The problem with iRobot's implementation of this feature is that the map isn't viewable in real-time as the robot is doing its job. In fact the map is not visible at all until the Roomba is finished and delivers its cleaning report, in which the map is included. The bright side to this is that you'll be able to see all the spots in your home where the Roomba 960 wasn't able to clean, as the map is incredibly accurate and is extremely easy to pin-point locations on. The downside here is that, since you can't see it in real-time, you don't know where in your house the Roomba might be. This isn't necessarily an issue per say, rather it's just something that doesn't quite come to the level of what Xiaomi, Neato or Dyson have going in their apps. If the Roomba ends a job stuck you will be able to see where the vacuum ended in the house, otherwise the report will only go out when it gets back to home base.

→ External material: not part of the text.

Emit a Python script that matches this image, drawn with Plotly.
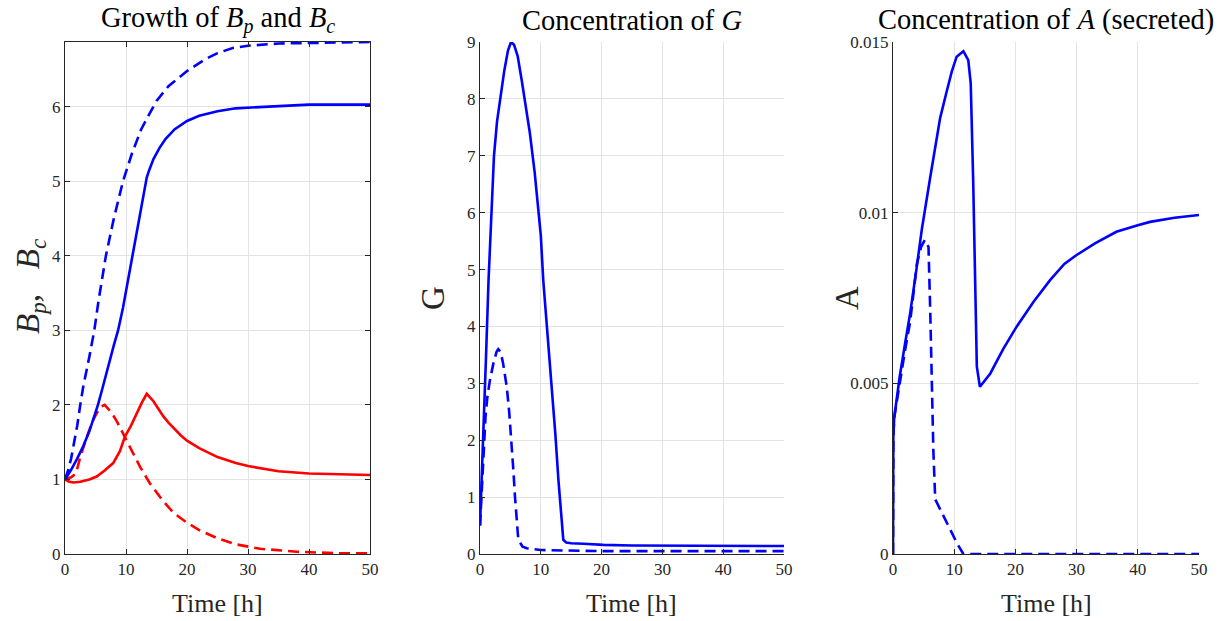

iRobot has also jumped on the virtual assistant bandwagon, integrating its cloud services with the likes of Google Assistant and Amazon Alexa. This means that anyone with access to Amazon Alexa, via the Echo Dot, full sized Echo or any other product that's powered by Amazon's virtual assistant can control their Roomba 960 with their voice. The same goes for Google Assistant, and owners of either a Google Home or the myriad of devices now powered by Google Assistant can simply tell their Roomba 960 to start cleaning, pause, stop, go home, or a number of other commands as well. Roomba can even deliver status messages over these services, and a special Roomba voice comes through the speaker rather than the Alexa or Google Assistant voice, letting you know you're connected to the service.

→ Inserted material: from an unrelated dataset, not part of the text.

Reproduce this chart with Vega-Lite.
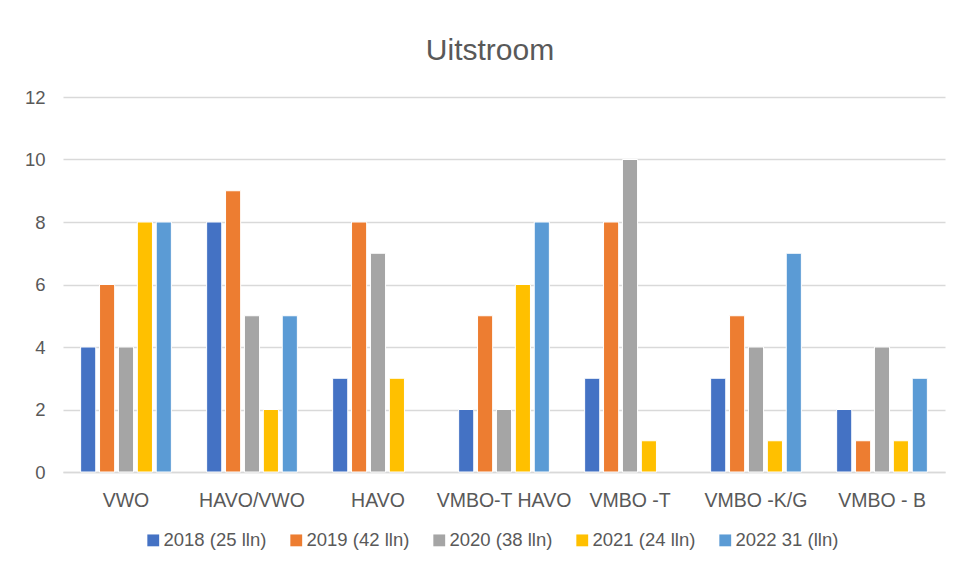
{
  "$schema": "https://vega.github.io/schema/vega-lite/v6.json",
  "width": 882,
  "height": 375,
  "autosize": {"type": "none"},
  "padding": {"left": 63, "top": 97, "right": 12, "bottom": 93},
  "background": "white",
  "title": {
    "text": "Uitstroom",
    "fontSize": 30,
    "font": "Liberation Sans",
    "fontWeight": "normal",
    "color": "#595959",
    "anchor": "middle",
    "offset": 22,
    "dx": -14
  },
  "data": {
    "values": [
      {"cat": "VWO", "serie": "2018 (25 lln)", "value": 4},
      {"cat": "VWO", "serie": "2019 (42 lln)", "value": 6},
      {"cat": "VWO", "serie": "2020 (38 lln)", "value": 4},
      {"cat": "VWO", "serie": "2021 (24 lln)", "value": 8},
      {"cat": "VWO", "serie": "2022 31 (lln)", "value": 8},
      {"cat": "HAVO/VWO", "serie": "2018 (25 lln)", "value": 8},
      {"cat": "HAVO/VWO", "serie": "2019 (42 lln)", "value": 9},
      {"cat": "HAVO/VWO", "serie": "2020 (38 lln)", "value": 5},
      {"cat": "HAVO/VWO", "serie": "2021 (24 lln)", "value": 2},
      {"cat": "HAVO/VWO", "serie": "2022 31 (lln)", "value": 5},
      {"cat": "HAVO", "serie": "2018 (25 lln)", "value": 3},
      {"cat": "HAVO", "serie": "2019 (42 lln)", "value": 8},
      {"cat": "HAVO", "serie": "2020 (38 lln)", "value": 7},
      {"cat": "HAVO", "serie": "2021 (24 lln)", "value": 3},
      {"cat": "VMBO-T HAVO", "serie": "2018 (25 lln)", "value": 2},
      {"cat": "VMBO-T HAVO", "serie": "2019 (42 lln)", "value": 5},
      {"cat": "VMBO-T HAVO", "serie": "2020 (38 lln)", "value": 2},
      {"cat": "VMBO-T HAVO", "serie": "2021 (24 lln)", "value": 6},
      {"cat": "VMBO-T HAVO", "serie": "2022 31 (lln)", "value": 8},
      {"cat": "VMBO -T", "serie": "2018 (25 lln)", "value": 3},
      {"cat": "VMBO -T", "serie": "2019 (42 lln)", "value": 8},
      {"cat": "VMBO -T", "serie": "2020 (38 lln)", "value": 10},
      {"cat": "VMBO -T", "serie": "2021 (24 lln)", "value": 1},
      {"cat": "VMBO -K/G", "serie": "2018 (25 lln)", "value": 3},
      {"cat": "VMBO -K/G", "serie": "2019 (42 lln)", "value": 5},
      {"cat": "VMBO -K/G", "serie": "2020 (38 lln)", "value": 4},
      {"cat": "VMBO -K/G", "serie": "2021 (24 lln)", "value": 1},
      {"cat": "VMBO -K/G", "serie": "2022 31 (lln)", "value": 7},
      {"cat": "VMBO - B", "serie": "2018 (25 lln)", "value": 2},
      {"cat": "VMBO - B", "serie": "2019 (42 lln)", "value": 1},
      {"cat": "VMBO - B", "serie": "2020 (38 lln)", "value": 4},
      {"cat": "VMBO - B", "serie": "2021 (24 lln)", "value": 1},
      {"cat": "VMBO - B", "serie": "2022 31 (lln)", "value": 3}
    ]
  },
  "mark": {"type": "bar", "stroke": "white", "strokeWidth": 1},
  "encoding": {
    "x": {
      "field": "cat",
      "type": "nominal",
      "sort": null,
      "scale": {"paddingInner": 0.28, "paddingOuter": 0.14},
      "axis": {
        "title": null,
        "labelAngle": 0,
        "labelFont": "Liberation Sans",
        "labelFontSize": 19.5,
        "labelColor": "#595959",
        "labelPadding": 19,
        "ticks": false,
        "domainColor": "#d9d9d9",
        "domainWidth": 1.5,
        "grid": false
      }
    },
    "xOffset": {
      "field": "serie",
      "type": "nominal",
      "sort": null,
      "scale": {"paddingInner": 0.2, "paddingOuter": 0}
    },
    "y": {
      "field": "value",
      "type": "quantitative",
      "scale": {"domain": [0, 12], "nice": false},
      "axis": {
        "title": null,
        "values": [0, 2, 4, 6, 8, 10, 12],
        "labelFont": "Liberation Sans",
        "labelFontSize": 18.5,
        "labelColor": "#595959",
        "labelPadding": 18,
        "ticks": false,
        "domain": false,
        "gridColor": "#d9d9d9",
        "gridWidth": 1.5
      }
    },
    "color": {
      "field": "serie",
      "type": "nominal",
      "sort": null,
      "scale": {
        "domain": ["2018 (25 lln)", "2019 (42 lln)", "2020 (38 lln)", "2021 (24 lln)", "2022 31 (lln)"],
        "range": ["#4472C4", "#ED7D31", "#A5A5A5", "#FFC000", "#5B9BD5"]
      },
      "legend": {
        "title": null,
        "orient": "none",
        "legendX": 81,
        "legendY": 434,
        "direction": "horizontal",
        "symbolType": "square",
        "symbolSize": 140,
        "symbolStrokeWidth": 0,
        "labelFont": "Liberation Sans",
        "labelFontSize": 18.5,
        "labelColor": "#595959",
        "labelOffset": 1,
        "columnPadding": 20
      }
    }
  },
  "config": {
    "view": {"stroke": null}
  }
}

Aside from this you'll find all the usual great features of the iRobot Home app here and fully functional as they are on the more expensive Roomba 980. You'll be able to track how full the dust bin is, how much use the filters have seen, and how dirty the rest of the sensors and other components are on board remotely. This helps with the maintenance schedule and lets you know when the vacuum might need a little assistance. Real-time status updates when problems arise are delivered via notifications through the app, and every single problem features a how-to tutorial and video showing where the problem lies and how to troubleshoot it. Scheduling your vacuum to run up to once per day can be done through the app, and all firmware updates and other settings can be completely controlled through the app as well. In short there's nearly nothing the iRobot Home app doesn't do at this point, and its integration with other smart home services really seals the deal now. iRobot also offers its app in dozens of languages, a strong point for the company's worldwide availability and patent portfolio.

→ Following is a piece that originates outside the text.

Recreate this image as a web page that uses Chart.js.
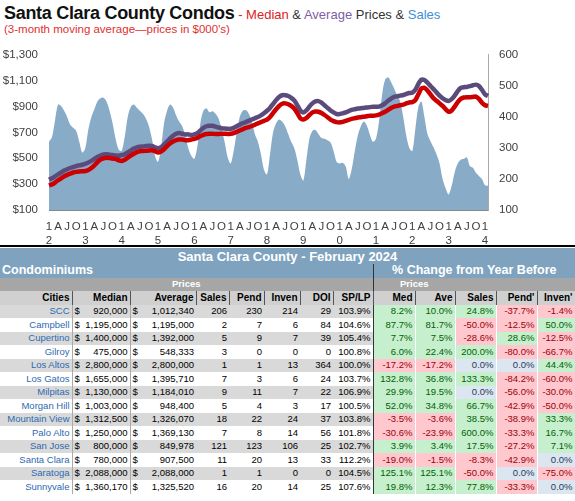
<!DOCTYPE html>
<html><head><meta charset="utf-8">
<script src="https://cdn.jsdelivr.net/npm/chart.js@4"></script>
<style>
body{margin:0;background:#fff;font-family:"Liberation Sans",Arial,sans-serif;width:575px;height:501px;overflow:hidden;position:relative}
#t1{position:absolute;left:4px;top:3px;white-space:nowrap}
#t1 b{font-size:18px;color:#111;letter-spacing:-0.3px}
#t1 span{font-size:13px}
#t2{position:absolute;left:4px;top:23px;font-size:11.5px;color:#e03030}
#cw{position:absolute;left:0;top:45px;width:540px;height:200px}
#rule{position:absolute;left:0;top:245px;width:575px;height:2px;background:#000}
table{position:absolute;left:0;top:248px;width:575px;border-collapse:collapse;table-layout:fixed;font-size:9.5px}
td{padding:0 2px;height:13px;line-height:12px;white-space:nowrap;overflow:hidden;text-align:right;box-sizing:border-box}
tr{height:13.5px}
.hd1{height:16px}
.hd1 td{background:#7fa3be;color:#fff;font-size:13px;font-weight:bold;height:16px;line-height:15px}
.hd2 td{background:#7fa3be;color:#fff;font-size:12.5px;font-weight:bold;line-height:13px}
.hd3 td{background:#a6a6a6;color:#fff;font-weight:bold;text-align:center}
.hd4 td{background:#d0d0d0;font-weight:bold;font-size:10px;border-right:1px solid #555}
.city{color:#2e6ab0}
.g{background:#c6efce;color:#006100}
.r{background:#ffc7ce;color:#9c0006}
.z{background:#dce6f1;color:#1f3a5a}
.pc{border-right:1px solid #fff}
</style></head><body>
<div id="t1"><b>Santa Clara County Condos</b><span> <span style="color:#d22">- Median</span> <span style="color:#333">&amp;</span> <span style="color:#7d5fa8">Average</span> <span style="color:#333">Prices &amp;</span> <span style="color:#3d8fd8">Sales</span></span></div>
<div id="t2">(3-month moving average—prices in $000's)</div>
<div id="cw"><canvas id="c"></canvas></div>
<div id="rule"></div>
<table id="tb"></table>
<script>
const startYear = 2012;
const salesData = [
320,335,390,440,435,420,400,375,365,355,320,285,
300,360,400,425,450,460,462,450,420,380,330,295,
290,335,400,432,440,430,420,410,395,370,330,275,
255,300,380,420,440,430,405,385,370,340,300,275,
265,305,380,420,428,415,418,410,395,360,320,270,
250,290,350,400,420,422,410,385,345,320,280,230,
215,280,350,380,392,385,370,345,320,300,262,215,
195,260,330,355,358,345,332,330,325,318,290,255,
250,252,240,200,232,290,340,370,385,372,342,320,
330,385,470,520,528,512,492,470,450,400,340,300,
290,362,432,450,400,345,322,302,280,250,200,170,
150,178,222,250,262,265,270,242,236,220,210,200,
180,178];
const averageData = [
334,345,360,375,390,405,415,425,432,440,445,450,
458,468,480,495,510,522,530,532,528,525,522,520,
525,530,545,560,575,585,590,592,595,598,595,585,
578,585,605,630,655,675,690,695,690,685,685,680,
685,695,715,735,748,752,752,745,738,733,730,728,
728,735,748,760,772,780,790,800,810,820,832,848,
868,890,920,950,975,988,988,982,968,948,912,870,
855,870,900,925,940,942,930,910,890,870,855,843,
842,848,855,865,875,880,885,888,890,893,896,898,
898,900,910,925,945,962,975,980,985,990,998,1005,
1008,1030,1075,1108,1105,1085,1060,1035,1010,985,965,950,
944,958,985,1020,1045,1050,1052,1058,1065,1070,1060,1030,
995,982];
const medianData = [
290,298,312,330,345,360,372,382,390,395,398,400,
402,410,425,445,470,490,500,505,502,498,495,485,
480,488,505,520,535,548,555,556,558,560,562,555,
545,552,570,595,615,630,640,645,645,640,640,645,
650,658,672,682,688,690,690,688,688,690,690,688,
690,695,705,715,725,735,742,750,760,770,780,790,
800,820,850,880,905,922,925,918,905,885,850,810,
800,812,835,855,862,860,850,835,818,800,788,780,
778,782,790,798,805,810,815,818,822,826,830,830,
832,838,848,860,875,890,900,905,910,915,925,932,
935,950,995,1040,1045,1025,995,965,945,925,905,880,
860,870,900,935,960,970,972,972,975,978,960,930,
910,905];
const monthLetters = ["1","","","A","","","J","","","O","",""];
const labels = salesData.map((v,i)=>i);

const cities = ["SCC","Campbell","Cupertino","Gilroy","Los Altos","Los Gatos","Milpitas","Morgan Hill","Mountain View","Palo Alto","San Jose","Santa Clara","Saratoga","Sunnyvale"];
const medians = ["920,000","1,195,000","1,400,000","475,000","2,800,000","1,655,000","1,130,000","1,003,000","1,312,500","1,250,000","800,000","780,000","2,088,000","1,360,170"];
const averages = ["1,012,340","1,195,000","1,392,000","548,333","2,800,000","1,395,710","1,184,010","948,400","1,326,070","1,369,130","849,978","907,500","2,088,000","1,325,520"];
const sales = [206,2,5,3,1,7,9,5,18,7,121,11,1,16];
const pend = [230,7,9,0,1,3,11,4,22,8,123,20,1,20];
const inven = [214,6,7,0,13,6,7,3,24,14,106,13,0,14];
const doi = [29,84,39,0,364,24,22,17,37,56,25,33,0,25];
const splp = ["103.9%","104.6%","105.4%","100.8%","100.0%","103.7%","106.9%","100.5%","103.8%","101.8%","102.7%","112.2%","104.5%","107.6%"];
const chMed = [8.2,87.7,7.7,6.0,-17.2,132.8,29.9,52.0,-3.5,-30.6,3.9,-19.0,125.1,19.8];
const chAve = [10.0,81.7,7.5,22.4,-17.2,36.8,19.5,34.8,-3.6,-23.9,3.4,-1.5,125.1,12.3];
const chSales = [24.8,-50.0,-28.6,200.0,0.0,133.3,0.0,66.7,38.5,600.0,17.5,-8.3,-50.0,77.8];
const chPend = [-37.7,-12.5,28.6,-80.0,0.0,-84.2,-56.0,-42.9,-38.9,-33.3,-27.2,-42.9,0.0,-33.3];
const chInven = [-1.4,50.0,-12.5,-66.7,44.4,-60.0,-30.0,-50.0,33.3,16.7,7.1,0.0,-75.0,0.0];

Chart.defaults.font.family = '"Liberation Sans", Arial, sans-serif';
new Chart(document.getElementById('c'), {
  data: {
    labels: labels,
    datasets: [
      {type:'line', data: averageData, yAxisID:'y', borderColor:'#5b4b7c', borderWidth:4.5, pointRadius:0, tension:0.2, order:1},
      {type:'line', data: medianData, yAxisID:'y', borderColor:'#cc0000', borderWidth:4.5, pointRadius:0, tension:0.2, order:0},
      {type:'line', data: salesData, yAxisID:'y1', borderWidth:0, backgroundColor:'#88abc8', fill:'origin', pointRadius:0, tension:0.3, order:5}
    ]
  },
  options: {
    responsive:true, maintainAspectRatio:false, animation:false,
    layout:{padding:{top:8,left:0,right:0}},
    plugins:{legend:{display:false}, tooltip:{enabled:false}},
    scales:{
      x:{offset:false, grid:{display:false}, border:{color:'#888'},
         afterFit:(s)=>{s.height=35;},
         ticks:{autoSkip:false, maxRotation:0, padding:2, color:'#404040', font:{size:11.5},
           callback:(v,i)=>{const m=i%12; const l=monthLetters[m]; if(!l) return null; return m===0?["1",String((startYear+Math.floor(i/12))%10)]:[l,""];}}},
      y:{position:'left', min:100, max:1300, grid:{display:false}, border:{display:false},
         afterFit:(s)=>{s.width=49;},
         ticks:{stepSize:200, color:'#404040', font:{size:11.5}, callback:v=>'$'+v.toLocaleString('en-US')}},
      y1:{position:'right', min:100, max:600, grid:{display:false}, border:{color:'#aaa'},
         afterFit:(s)=>{s.width=52;},
         ticks:{stepSize:100, color:'#404040', font:{size:11.5}}}
    }
  }
});

const cw=[72,58,66,33,35,36,33,40,42,40,41,41,38];
let h='<colgroup>'+cw.map(w=>'<col style="width:'+w+'px">').join('')+'</colgroup>';
h+='<tr class="hd1"><td colspan="13" style="text-align:center">Santa Clara County  - February 2024</td></tr>';
h+='<tr class="hd2"><td colspan="8" style="text-align:left;border-right:1px solid #333">Condominiums</td><td colspan="5" style="text-align:center">% Change from Year Before</td></tr>';
h+='<tr class="hd3"><td colspan="8" style="border-right:1px solid #333">Prices</td><td colspan="2">Prices</td><td colspan="3"></td></tr>';
h+='<tr class="hd4"><td>Cities</td><td>Median</td><td>Average</td><td>Sales</td><td>Pend</td><td>Inven</td><td>DOI</td><td>SP/LP</td><td>Med</td><td>Ave</td><td>Sales</td><td>Pend\'</td><td>Inven\'</td></tr>';
const pcell=v=>{const c=v>0?'g':(v<0?'r':'z');return '<td class="pc '+c+'">'+v.toFixed(1)+'%</td>';};
cities.forEach((c,i)=>{
  const bg=i%2===0?'#d9d9d9':'#ffffff';
  h+='<tr style="background:'+bg+'"><td class="city" style="border-right:1px solid #aaa">'+c+'</td>'+
  '<td style="border-right:1px solid #aaa"><span style="float:left">$</span>'+medians[i]+'</td>'+
  '<td><span style="float:left">$</span>'+averages[i]+'</td>'+
  '<td>'+sales[i]+'</td><td>'+pend[i]+'</td><td>'+inven[i]+'</td><td>'+doi[i]+'</td><td style="border-right:1px solid #333">'+splp[i]+'</td>'+
  pcell(chMed[i])+pcell(chAve[i])+pcell(chSales[i])+pcell(chPend[i])+pcell(chInven[i])+'</tr>';
});
document.getElementById('tb').innerHTML=h;
</script>
</body></html>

Maintenance and Battery Life

Aside from the motor, the other big difference between the Roomba 980 and Roomba 960 is battery size. The Roomba 960 features a battery rated at 75 minutes of run time, while the Roomba 980 boasts a 120 minute battery. In real world terms, however, I found the Roomba 960 cleaning 90-95% of my 1200 square foot house on the initial charge, taking about 1 and a half hours to do this portion. After slightly over one hour of charging, the Roomba 960 made its way around the final 5-10% of the house, resulting in a 2 hour and 45 minute final time to clean the whole house. This equates to around 900 square feet or so cleaned per hour, meaning it could take quite a bit longer for the Roomba 960 to clean your home versus a Roomba 980 if you've got a large home. This obviously needs to be taken into consideration if you're pressed for time, but if you regularly have the vacuum clean during the day while you're not at home, it's not really an issue. Since the Roomba returns to home base and charges itself automatically, you'll never need to worry about it actually finishing the job because of low battery.

iRobot recommends cleaning out the dust bin after every cleaning cycle, and there may be times where you'll need to clean out the dust bin before the vacuum can finish its current job. The dust bin will hold around 2 cups, or around half a liter of material before it needs to be emptied. For those that run the vacuum regularly this bin size shouldn't be an issue. Folks that have pets and only run it once per week will certainly run into issues, as hair will take up quite a bit of space and most certainly require emptying before the cycle fully ends. Roomba's rollers underneath generally need to have hair pulled out of the sides once per week or so, and there may be a stray particle or two in the suction chamber between the rollers and dust bin that occasionally needs cleaning out.

iRobot also features a HEPA rated filter inside of the dust bin, which prevents particles from flying out of the exhaust vent on the back of the bin. This HEPA filter is rated to strain out particles as small as one micron in size, meaning nearly everything will stay put in the bin until emptied. The filter is designed to last a few months before needing to be replaced, and can be extended significantly with proper care and a good can of compressed air to clean it off. The various sensors around the sides and bottom need to be cleaned off occasionally as well, although the iRobot Home app will notify you when these things really need to be done. Overall the vacuum is fairly maintenance free and won't require much attention outside of the regular bin and filter cleaning schedules.

Final Thoughts

iRobot has certainly made a winner with the Roomba 960. At $200 less than the Roomba 980 it's difficult to argue with a product that's extremely similar in features and looks but has less power. It's this last part that's particularly important to note, especially for folks with lots of carpet. Without the carpet boost technology that the Gen 3 motor in the Roomba 980 has, the carpet cleaning power of the Roomba 960 will likely register as more than acceptable to many people, but a stronger vacuum might be needed every now and then for particularly dirty spots or those with pets. Many other important features are still here though, including connectivity with the iRobot Home app and all the features that entails, as well as the dirt detect sensor to make multiple passes on extra dirty floors. iRobot's navigation is better than ever with the Roomba 960, and the new features in the app make it simply a fantastic product to choose.

Whether or not it's truly worth spending the extra money over Xiaomi's product is really a tough call, but the Roomba 960 does have advantages over cheaper competition. First off it is readily available in stores, the company backs its products with great support, more languages are available for worldwide usage, and iRobot consistently updates its app with hot new features like virtual assistant integration. The Roomba 960, like its bigger brother, traverses rugs incredibly well, including thicker shag rugs that many robot vacuums get stuck on. It's of course also worth noting that iRobot's virtual walls are superior to other company's solutions, and there's one included in the box too. As far as robot vacuums go though, it's one lean cleaning machine that's up for nearly any task.